Monday, August 25, 2014

Inquiry-led Learning

Back in school and college, I wasn't much of an in-class questioner. I benefited greatly from listening to other students ask their questions and get answers from the teacher, but I rarely asked questions myself. I'm still like that.

"Why?" I (rarely) ask myself. I love to learn new things, especially in fields of interest to me. Perhaps I think that the teacher is up there to teach that which he/she deems important and my consternation is relatively trivial and shouldn't take away from the teacher's time to give his/her prepared presentation; after all, I can usually figure out the answer on my own afterward. Perhaps I feel rude asking questions because it implies that the teacher did a poor job of teaching me. Perhaps I believe that there really is such a thing as a "dumb question," and I don't want to ask one. Perhaps I'm more interested in going to lunch.
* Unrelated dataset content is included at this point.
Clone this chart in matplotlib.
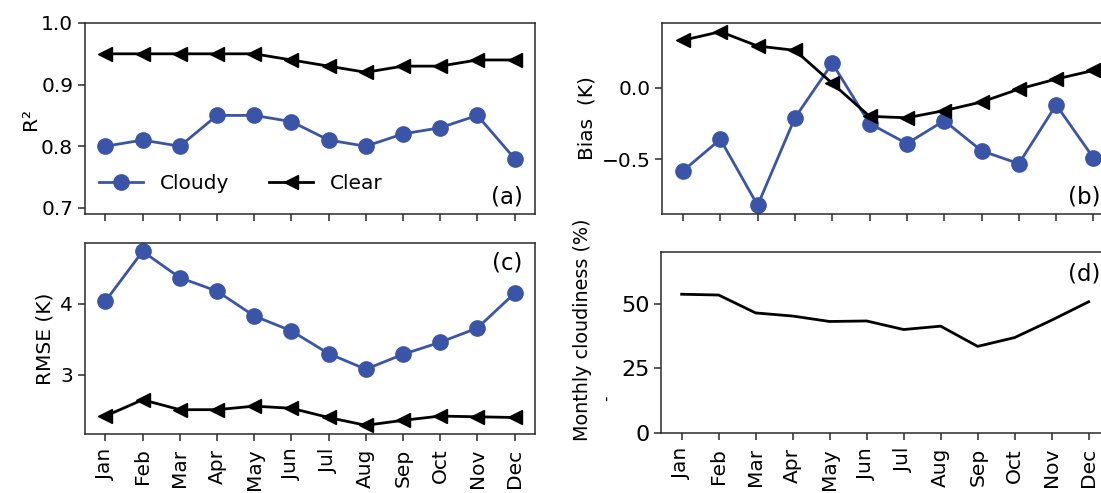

At any rate, I don't question much, and it would appear my daughter is similar to me in that respect. When I picked up dd9 from school this afternoon, she told me that as part of their study of living systems, they did the first two parts of a "KWL" exercise, in which they asked themselves the following questions:

  • "What do I know about living systems?" 
  • "What do I want to know about them?" 
  • "What did I learn about them?"

She told me that she didn't have anything she wants to know about living systems. This from a girl who has been independently reading a book on genetics recently and is always picking up nonfiction books about animals for recreational reading. Maybe she was thrown off by the nonspecific topic label of "living systems," or maybe she just doesn't have questions about them at present. I hope her teacher doesn't confuse today's lack of questions with an absence of curiosity.

Inquiry-led learning receives a lot of praise these days, both by some advocates of unschooling and proponents of constructivist school curricula. While inquiry-led learning may work wonderfully for some children, it seems to poorly serve curious non-questioners like my daughter and me.

1 comment:

  1. I also came across KWL recently, and felt somewhat similarly stumped on its "universal" relevance. This adds to my conviction that /any/ educational approach/method/scheme will work for some, stupendously even, fail miserably for others, and because none provides the "magic bullet" for most, will be abandoned when the next "theory" comes along.

    I should develop this as a blog post... :-) Especially on why, IMHO, there is no way there ever will be such educational "magic bullet" - basically because it goes against Nature.

    found your blog a few minutes ago as I was doing due diligence regarding color sequence schemes. You had an entry in 2009 that happens to fit my view exactly - I'll go and answer it now.